Ces crédits permettront en outre de poursuivre les opérations majeures engagées lors du quinquennat précédent – je pense notamment aux palais de justice de Lille, de l’île de la Cité et de Bayonne –, de poursuivre l’étude des projets de Cayenne, Cussey, Meaux, Moulins, Nancy, Nantes, Perpignan, et de lancer de nouvelles opérations immobilières comme à Argentan, Chartres, Colmar, Saint-Brieuc ou encore Verdun.

Cinquièmement, et enfin, permettez-moi de mettre en exergue certains efforts budgétaires.

L’enveloppe de crédits consacrée aux dépenses de frais de justice sera portée à 660 millions d’euros, soit une hausse de 12 millions d’euros.

Les crédits alloués aux investissements informatiques seront portés à 195 millions d’euros dans le cadre de la poursuite de la mise en œuvre du plan de transformation numérique du ministère.

Les crédits dédiés à l’aide juridictionnelle continueront de croître en 2023, pour atteindre 641 millions d’euros, soit une hausse de 26 millions d’euros en une année.

Parallèlement, l’aide aux victimes sera portée à 43 millions d’euros, soit une hausse de 7 %, et au sein de cette enveloppe, 16, 1 millions d’euros seront dédiés aux violences intrafamiliales, marquant un doublement de ce budget annuel, dont le montant s’élevait à mon arrivée à la Chancellerie en 2020 à 8 millions d’euros.

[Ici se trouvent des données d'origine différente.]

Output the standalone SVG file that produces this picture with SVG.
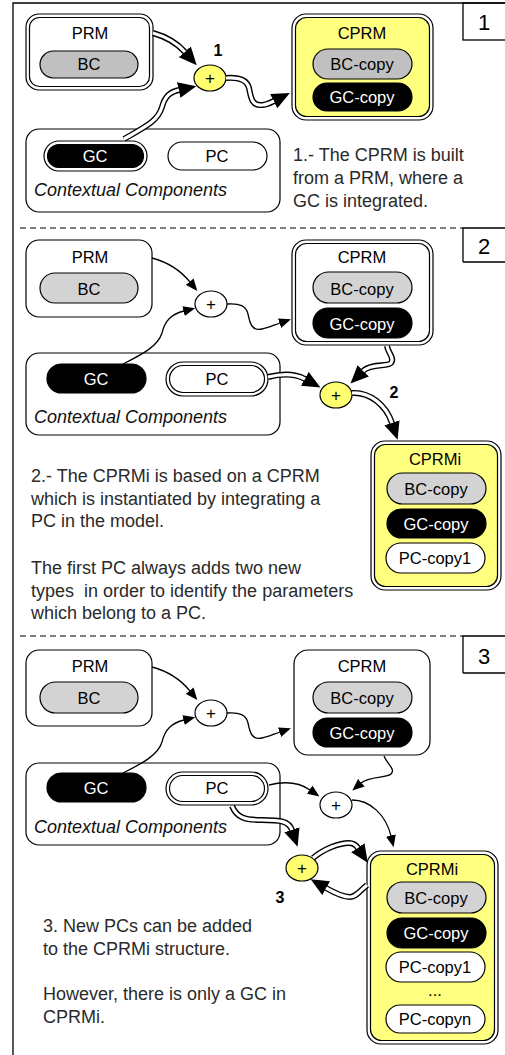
<svg xmlns="http://www.w3.org/2000/svg" width="505" height="1055" viewBox="0 0 505 1055">
<style>
text{font-family:"Liberation Sans",Arial,Helvetica,sans-serif;}
.lbl{font-size:16.5px;text-anchor:middle;fill:#000;}
.wl{font-size:16.5px;text-anchor:middle;fill:#fff;}
.ctx{font-size:18px;font-style:italic;fill:#111;}
.para{font-size:18px;fill:#2a2a2a;}
.num{font-size:22px;text-anchor:middle;fill:#000;}
.step{font-size:16px;font-weight:bold;text-anchor:middle;fill:#000;}
.plus{font-size:17px;text-anchor:middle;fill:#000;}
.box{fill:#fff;stroke:#000;stroke-width:1.2;}
.yin{fill:#ffff80;stroke:#000;stroke-width:1.2;}
.g1{fill:#c0c0c0;stroke:#000;stroke-width:1.2;}
.g2{fill:#d3d3d3;stroke:#000;stroke-width:1.2;}
.blk{fill:#000;stroke:#000;stroke-width:1.2;}
.wp{fill:#fff;stroke:#000;stroke-width:1.2;}
.py{fill:#ffff70;stroke:#000;stroke-width:1.2;}
.pw{fill:#fff;stroke:#000;stroke-width:1.2;}
.thin{fill:none;stroke:#000;stroke-width:1.3;marker-end:url(#as);}
.dblo{fill:none;stroke:#000;stroke-width:6;marker-end:url(#ab);}
.dbli{fill:none;stroke:#fff;stroke-width:3.2;}
.frame{fill:none;stroke:#000;stroke-width:1.3;}
.dash{fill:none;stroke:#000;stroke-width:1.2;stroke-dasharray:6 4;}
</style>
<defs>
<marker id="ab" markerUnits="userSpaceOnUse" markerWidth="18" markerHeight="16" viewBox="0 0 18 16" refX="0.3" refY="8" orient="auto"><path d="M0,0 L18,8 L0,16 z" fill="#000"/></marker>
<marker id="as" markerUnits="userSpaceOnUse" markerWidth="12" markerHeight="10" viewBox="0 0 12 10" refX="0.5" refY="5" orient="auto"><path d="M0,0 L12,5 L0,10 z" fill="#000"/></marker>
</defs>

<g id="frame">
<path class="frame" d="M13,1055 L13,3 L505,3"/>
<rect class="frame" x="463" y="3" width="50" height="37"/>
<text class="num" x="484" y="30">1</text>
<path class="dash" d="M20,228 L463,228"/>
<path class="frame" d="M463,262 L463,228 L505,228 M463,262 L505,262"/>
<text class="num" x="484" y="254">2</text>
<path class="dash" d="M20,636 L463,636"/>
<path class="frame" d="M463,673 L463,636 L505,636 M463,673 L505,673"/>
<text class="num" x="484" y="664">3</text>
</g>

<!-- Section 1 -->
<g id="s1-prm">
<rect class="box" x="26" y="14" width="127" height="76" rx="13"/>
<rect class="box" x="29.5" y="17.5" width="120" height="69" rx="10"/>
<text class="lbl" x="90" y="39">PRM</text>
<rect class="g1" x="40" y="51" width="98" height="27" rx="13.5"/>
<text class="lbl" x="89" y="70">BC</text>
</g>
<g id="s1-cprm">
<rect class="box" x="292" y="14" width="141" height="106" rx="14"/>
<rect class="yin" x="295.5" y="17.5" width="134" height="99" rx="11"/>
<text class="lbl" x="362" y="39">CPRM</text>
<rect class="g1" x="313" y="49" width="99" height="30" rx="15"/>
<text class="lbl" x="362" y="70">BC-copy</text>
<rect class="blk" x="313" y="83" width="99" height="28" rx="14"/>
<text class="wl" x="362" y="103">GC-copy</text>
</g>
<g id="s1-ctx">
<rect class="box" x="26" y="129" width="254" height="83" rx="13"/>
<rect class="wp" x="44" y="141" width="103" height="30" rx="15"/>
<rect class="blk" x="47.5" y="144.5" width="96" height="23" rx="11.5"/>
<text class="wl" x="95" y="162">GC</text>
<rect class="wp" x="168" y="142" width="99" height="28" rx="14"/>
<text class="lbl" x="217" y="162">PC</text>
<text class="ctx" x="34" y="196">Contextual Components</text>
</g>
<g id="s1-plus">
<ellipse class="py" cx="210" cy="78" rx="16" ry="13"/>
<text class="plus" x="210" y="84">+</text>
<text class="step" x="218" y="56">1</text>
</g>
<g id="s1-text">
<text class="para" x="293" y="161">1.- The CPRM is built</text>
<text class="para" x="293" y="184">from a PRM, where a</text>
<text class="para" x="293" y="207">GC is integrated.</text>
</g>

<!-- Section 2 -->
<g id="s2-prm">
<rect class="box" x="26" y="240" width="126" height="77" rx="13"/>
<text class="lbl" x="90" y="263">PRM</text>
<rect class="g2" x="40" y="273" width="98" height="30" rx="15"/>
<text class="lbl" x="89" y="295">BC</text>
</g>
<g id="s2-cprm">
<rect class="box" x="292" y="240" width="141" height="105" rx="14"/>
<rect class="box" x="295.5" y="243.5" width="134" height="98" rx="11"/>
<text class="lbl" x="362" y="263">CPRM</text>
<rect class="g2" x="313" y="272" width="99" height="31" rx="15.5"/>
<text class="lbl" x="362" y="295">BC-copy</text>
<rect class="blk" x="313" y="308" width="99" height="30" rx="15"/>
<text class="wl" x="362" y="330">GC-copy</text>
</g>
<g id="s2-ctx">
<rect class="box" x="26" y="353" width="254" height="82" rx="13"/>
<rect class="blk" x="47" y="364" width="99" height="29" rx="14.5"/>
<text class="wl" x="96" y="385">GC</text>
<rect class="wp" x="166" y="362" width="102" height="34" rx="17"/>
<rect class="wp" x="169.5" y="365.5" width="95" height="27" rx="13.5"/>
<text class="lbl" x="217" y="385">PC</text>
<text class="ctx" x="34" y="423">Contextual Components</text>
</g>
<g id="s2-plusA">
<ellipse class="pw" cx="211" cy="304" rx="16" ry="13"/>
<text class="plus" x="211" y="310">+</text>
</g>
<g id="s2-plusB">
<ellipse class="py" cx="336" cy="395" rx="16" ry="13"/>
<text class="plus" x="336" y="401">+</text>
<text class="step" x="394" y="398">2</text>
</g>
<g id="s2-cprmi">
<rect class="box" x="371" y="441" width="130" height="149" rx="14"/>
<rect class="yin" x="374.5" y="444.5" width="123" height="142" rx="11"/>
<text class="lbl" x="435" y="465">CPRMi</text>
<rect class="g2" x="387" y="473" width="99" height="31" rx="15.5"/>
<text class="lbl" x="436" y="495">BC-copy</text>
<rect class="blk" x="387" y="509" width="99" height="29" rx="14.5"/>
<text class="wl" x="436" y="530">GC-copy</text>
<rect class="wp" x="386" y="543" width="99" height="30" rx="15"/>
<text class="lbl" x="435" y="564">PC-copy1</text>
</g>
<g id="s2-text">
<text class="para" x="31" y="482">2.- The CPRMi is based on a CPRM</text>
<text class="para" x="31" y="505">which is instantiated by integrating a</text>
<text class="para" x="31" y="527">PC in the model.</text>
<text class="para" x="31" y="574">The first PC always adds two new</text>
<text class="para" x="31" y="597" xml:space="preserve">types  in order to identify the parameters</text>
<text class="para" x="31" y="619">which belong to a PC.</text>
</g>

<!-- Section 3 -->
<g id="s3-prm">
<rect class="box" x="26" y="650" width="126" height="76" rx="13"/>
<text class="lbl" x="90" y="672">PRM</text>
<rect class="g2" x="40" y="682" width="98" height="31" rx="15.5"/>
<text class="lbl" x="89" y="704">BC</text>
</g>
<g id="s3-cprm">
<rect class="box" x="294" y="650" width="136" height="105" rx="14"/>
<text class="lbl" x="362" y="672">CPRM</text>
<rect class="g2" x="313" y="682" width="99" height="31" rx="15.5"/>
<text class="lbl" x="362" y="704">BC-copy</text>
<rect class="blk" x="313" y="718" width="99" height="29" rx="14.5"/>
<text class="wl" x="362" y="739">GC-copy</text>
</g>
<g id="s3-ctx">
<rect class="box" x="26" y="763" width="254" height="82" rx="13"/>
<rect class="blk" x="47" y="773" width="99" height="29" rx="14.5"/>
<text class="wl" x="96" y="794">GC</text>
<rect class="wp" x="166" y="772" width="102" height="33" rx="16.5"/>
<rect class="wp" x="169.5" y="775.5" width="95" height="26" rx="13"/>
<text class="lbl" x="217" y="794">PC</text>
<text class="ctx" x="34" y="833">Contextual Components</text>
</g>
<g id="s3-plusA">
<ellipse class="pw" cx="211" cy="713" rx="16" ry="13"/>
<text class="plus" x="211" y="719">+</text>
</g>
<g id="s3-plusB">
<ellipse class="pw" cx="336" cy="805" rx="16" ry="13"/>
<text class="plus" x="336" y="811">+</text>
</g>
<g id="s3-plusC">
<ellipse class="py" cx="302" cy="868" rx="16" ry="13"/>
<text class="plus" x="302" y="874">+</text>
<text class="step" x="280" y="903">3</text>
</g>
<g id="s3-cprmi">
<rect class="box" x="367" y="851" width="131" height="193" rx="14"/>
<rect class="yin" x="370.5" y="854.5" width="124" height="186" rx="11"/>
<text class="lbl" x="432" y="875">CPRMi</text>
<rect class="g2" x="387" y="882" width="99" height="31" rx="15.5"/>
<text class="lbl" x="436" y="904">BC-copy</text>
<rect class="blk" x="387" y="918" width="99" height="30" rx="15"/>
<text class="wl" x="436" y="939">GC-copy</text>
<rect class="wp" x="386" y="952" width="99" height="30" rx="15"/>
<text class="lbl" x="435" y="973">PC-copy1</text>
<text class="lbl" x="435" y="996">...</text>
<rect class="wp" x="386" y="1005" width="99" height="28" rx="14"/>
<text class="lbl" x="435" y="1025">PC-copyn</text>
</g>
<g id="s3-text">
<text class="para" x="43" y="932">3. New PCs can be added</text>
<text class="para" x="43" y="955">to the CPRMi structure.</text>
<text class="para" x="43" y="1000">However, there is only a GC in</text>
<text class="para" x="43" y="1023">CPRMi.</text>
</g>

<g id="connectors">
<!-- section 1 -->
<path class="dblo" d="M153,33 C167,37 177,43 185,52"/>
<path class="dbli" d="M153,33 C167,37 177,43 185,52"/>
<path class="dblo" d="M124,139 C145,127 158,121 162,107 C165,96 170,92 179,90"/>
<path class="dbli" d="M124,139 C145,127 158,121 162,107 C165,96 170,92 179,90"/>
<path class="dblo" d="M226,78 C240,77 247,80 249,88 C251,98 252,106 262,105 C266,105 270,103 274,101"/>
<path class="dbli" d="M226,78 C240,77 247,80 249,88 C251,98 252,106 262,105 C266,105 270,103 274,101"/>
<!-- section 2 -->
<path class="thin" d="M152,258 C167,262 181,271 190,282"/>
<path class="thin" d="M123,364 C143,354 158,346 162,333 C165,320 172,314 184,311"/>
<path class="thin" d="M227,304 C240,303 246,306 248,314 C250,324 252,331 262,329 C268,328 274,325 280,323"/>
<path class="dblo" d="M387,346 C388,353 395,358 391,363 C388,367 371,363 363,371"/>
<path class="dbli" d="M387,346 C388,353 395,358 391,363 C388,367 371,363 363,371"/>
<path class="dblo" d="M268,377 C284,373 296,374 305,379"/>
<path class="dbli" d="M268,377 C284,373 296,374 305,379"/>
<path class="dblo" d="M352,393 C370,392 386,405 392,423"/>
<path class="dbli" d="M352,393 C370,392 386,405 392,423"/>
<!-- section 3 -->
<path class="thin" d="M152,667 C167,671 181,680 190,691"/>
<path class="thin" d="M123,773 C143,763 158,755 162,742 C165,729 172,723 184,720"/>
<path class="thin" d="M227,713 C240,712 246,715 248,723 C250,733 252,740 262,738 C268,737 274,734 280,732"/>
<path class="thin" d="M384,756 C387,764 396,769 391,774 C387,778 369,776 361,783"/>
<path class="thin" d="M269,785 C285,781 300,783 310,790"/>
<path class="thin" d="M352,800 C370,800 386,815 391,836"/>
<path class="dblo" d="M232,806 C237,818 245,820 262,820 C280,820 289,821 292,830"/>
<path class="dbli" d="M232,806 C237,818 245,820 262,820 C280,820 289,821 292,830"/>
<path class="dblo" d="M313,858 C325,848 340,843 349,843 C353,843 356,845 358,848"/>
<path class="dbli" d="M313,858 C325,848 340,843 349,843 C353,843 356,845 358,848"/>
<path class="dblo" d="M367,885 C360,891 356,897 350,897 C344,897 333,892 326,888"/>
<path class="dbli" d="M367,885 C360,891 356,897 350,897 C344,897 333,892 326,888"/>
</g>
</svg>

La justice est à la croisée des chemins. Délaissé pendant près de trois décennies, son budget fait l’objet, depuis cinq ans, d’un renforcement massif de près de 4, 7 milliards d’euros, traduction de la volonté claire du Président de la République et de la Première ministre, volonté qui est également la mienne, de considérer la justice comme ce qu’elle est : une institution qui fonde le pacte social.

En tant que parlementaires, il vous revient d’approuver ce renforcement de notre justice, ou bien, mais je pense que nul ne le souhaite, de bifurquer vers les réflexes des décennies passées – sous-dotations, effets d’affichage sans lendemain, court-termisme, « à-quoi-bonisme », etc.

Vous le savez, on ne répare pas trente ans d’abandon budgétaire, humain et politique en un claquement de doigts. La route est longue, bien sûr, mais j’espère que le Sénat, qui accorde à la justice une grande importance, à l’instar de ses commissions des lois et des finances, sera à nos côtés pour voter cette nouvelle hausse de 8 % et nous suivra sur le chemin de la restauration d’ampleur que nous menons.

Il s’agit de construire la justice de qualité que nous appelons tous de nos vœux – une justice rapide, efficace et proche de nos concitoyens –, pour ceux qui la font vivre, mais aussi pour l’ensemble de nos compatriotes, qu’elle sert.